Exercise directions: Reproduce the material below line by line, beginning with its first line and ending with the line that contains "n_docs = list(range(1, 21))"; leave out pictures.

Recorded information:
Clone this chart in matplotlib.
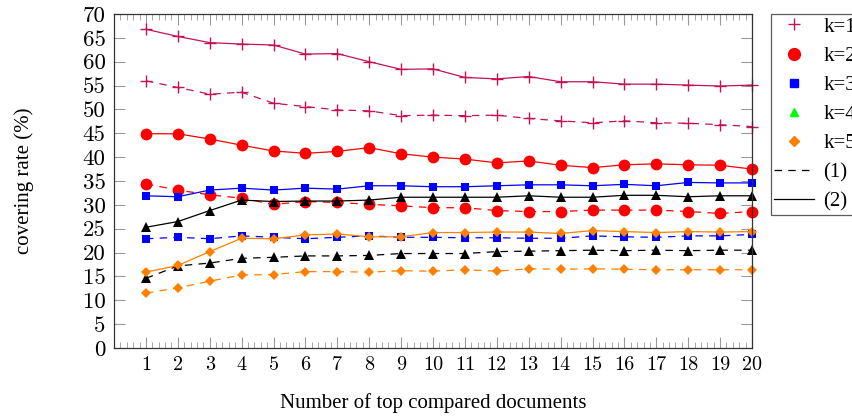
import matplotlib
matplotlib.use('Agg')
import matplotlib.pyplot as plt
from matplotlib.lines import Line2D
from matplotlib.ticker import MultipleLocator

# number of top compared documents
n_docs = list(range(1, 21))

# (1) = dashed, (2) = solid
k1_1 = [56.0, 54.6, 53.2, 53.6, 51.3, 50.6, 49.9, 49.7, 48.7, 48.8,
        48.7, 48.8, 48.1, 47.6, 47.2, 47.6, 47.2, 47.1, 46.8, 46.4]
k1_2 = [66.8, 65.3, 64.0, 63.7, 63.5, 61.6, 61.7, 60.0, 58.4, 58.5,
        56.7, 56.4, 56.9, 55.8, 55.8, 55.3, 55.3, 55.1, 54.9, 55.1]
k2_1 = [34.4, 33.1, 32.1, 31.4, 30.1, 30.7, 30.5, 30.1, 29.8, 29.4,
        29.4, 28.8, 28.6, 28.6, 28.9, 28.9, 28.9, 28.6, 28.2, 28.6]
k2_2 = [44.9, 44.9, 43.8, 42.5, 41.3, 40.8, 41.2, 42.0, 40.7, 40.0,
        39.6, 38.8, 39.2, 38.3, 37.8, 38.4, 38.6, 38.4, 38.3, 37.5]
k3_1 = [22.9, 23.2, 22.9, 23.5, 23.2, 22.9, 23.2, 23.5, 23.2, 23.2,
        23.1, 23.1, 23.0, 23.0, 23.5, 23.3, 23.2, 23.5, 23.5, 23.8]
k3_2 = [31.9, 31.7, 33.1, 33.5, 33.1, 33.5, 33.3, 34.0, 34.0, 33.8,
        33.8, 34.0, 34.2, 34.2, 34.0, 34.3, 34.0, 34.7, 34.6, 34.6]
k4_1 = [14.6, 17.2, 17.8, 18.8, 19.0, 19.3, 19.3, 19.4, 19.8, 19.8,
        19.8, 20.2, 20.3, 20.4, 20.5, 20.4, 20.5, 20.4, 20.5, 20.5]
k4_2 = [25.3, 26.5, 28.8, 31.0, 30.7, 30.8, 30.8, 31.0, 31.6, 31.6,
        31.6, 31.6, 31.9, 31.6, 31.6, 32.0, 32.0, 31.7, 31.9, 31.9]
k5_1 = [11.5, 12.6, 14.0, 15.3, 15.4, 16.0, 16.0, 15.9, 16.2, 16.1,
        16.4, 16.1, 16.6, 16.5, 16.6, 16.5, 16.4, 16.4, 16.4, 16.4]
k5_2 = [15.9, 17.3, 20.2, 23.0, 22.9, 23.7, 23.9, 23.3, 23.3, 24.2,
        24.2, 24.3, 24.3, 24.0, 24.6, 24.4, 24.2, 24.4, 24.3, 24.4]

legend_labels = ['k=1', 'k=2', 'k=3', 'k=4', 'k=5', '(1)', '(2)']

crimson = '#c2125a'
orange = '#ff8000'

fig = plt.figure(figsize=(8.52, 4.19), dpi=100)
ax = fig.add_axes([114/852, 1 - 348/419, 638/852, 334/419])

series = [
    (k1_1, k1_2, crimson, '+', 8, 1.0),
    (k2_1, k2_2, 'red', 'o', 8.5, 0),
    (k3_1, k3_2, 'blue', 's', 5.5, 0),
    (k4_1, k4_2, 'black', '^', 6.5, 0),
    (k5_1, k5_2, orange, 'D', 5, 0),
]
for dashed, solid, col, mk, ms, mew in series:
    ax.plot(n_docs, dashed, color=col, ls=(0, (6, 5)), lw=0.9,
            marker=mk, ms=ms, mew=mew, mec=col, mfc=col, clip_on=False)
    ax.plot(n_docs, solid, color=col, ls='-', lw=0.9,
            marker=mk, ms=ms, mew=mew, mec=col, mfc=col, clip_on=False)

ax.set_xlim(0, 20)
ax.set_ylim(0, 70)
ax.set_xticks(n_docs)
ax.xaxis.set_minor_locator(MultipleLocator(0.2))
ax.yaxis.set_major_locator(MultipleLocator(5))

ax.tick_params(axis='both', which='both', direction='in', top=True, right=True,
               color='#999999', labelfontfamily='cmr10')
ax.tick_params(axis='both', which='major', length=8, width=0.8)
ax.tick_params(axis='x', which='minor', length=4.5, width=0.6)
ax.tick_params(axis='x', which='major', labelsize=14.5, pad=6)
ax.tick_params(axis='y', which='major', labelsize=16.5, pad=6)
for s in ax.spines.values():
    s.set_color('#333333')
    s.set_linewidth(0.9)

ax.set_xlabel('Number of top compared documents', fontsize=15, family='Liberation Serif')
ax.xaxis.set_label_coords(0.5, -0.135)
ax.set_ylabel('covering rate (%)', fontsize=15, family='Liberation Serif')
ax.yaxis.set_label_coords(-0.126, 0.5)

handles = [
    Line2D([], [], ls='none', marker='+', color=crimson, ms=8, mew=1.0),
    Line2D([], [], ls='none', marker='o', color='red', ms=8.5),
    Line2D([], [], ls='none', marker='s', color='blue', ms=6),
    Line2D([], [], ls='none', marker='^', color='#00ff00', ms=6),
    Line2D([], [], ls='none', marker='D', color=orange, ms=5),
    Line2D([], [], ls=(0, (6, 5)), color='black', lw=0.9),
    Line2D([], [], ls='-', color='black', lw=0.9),
]
leg = fig.legend(handles, legend_labels, loc='upper left',
                 bbox_to_anchor=(771/852, 1 - 14/419), frameon=True, fancybox=False,
                 prop={'family': 'Liberation Serif', 'size': 15},
                 handlelength=1.9, handletextpad=0.45, labelspacing=0.46,
                 borderpad=0.15, borderaxespad=0)
leg.get_frame().set_edgecolor('#333333')
leg.get_frame().set_linewidth(0.9)

fig.savefig('out.png', dpi=100)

Exercise solution:
Clone this chart in matplotlib.
import matplotlib
matplotlib.use('Agg')
import matplotlib.pyplot as plt
from matplotlib.lines import Line2D
from matplotlib.ticker import MultipleLocator

# number of top compared documents
n_docs = list(range(1, 21))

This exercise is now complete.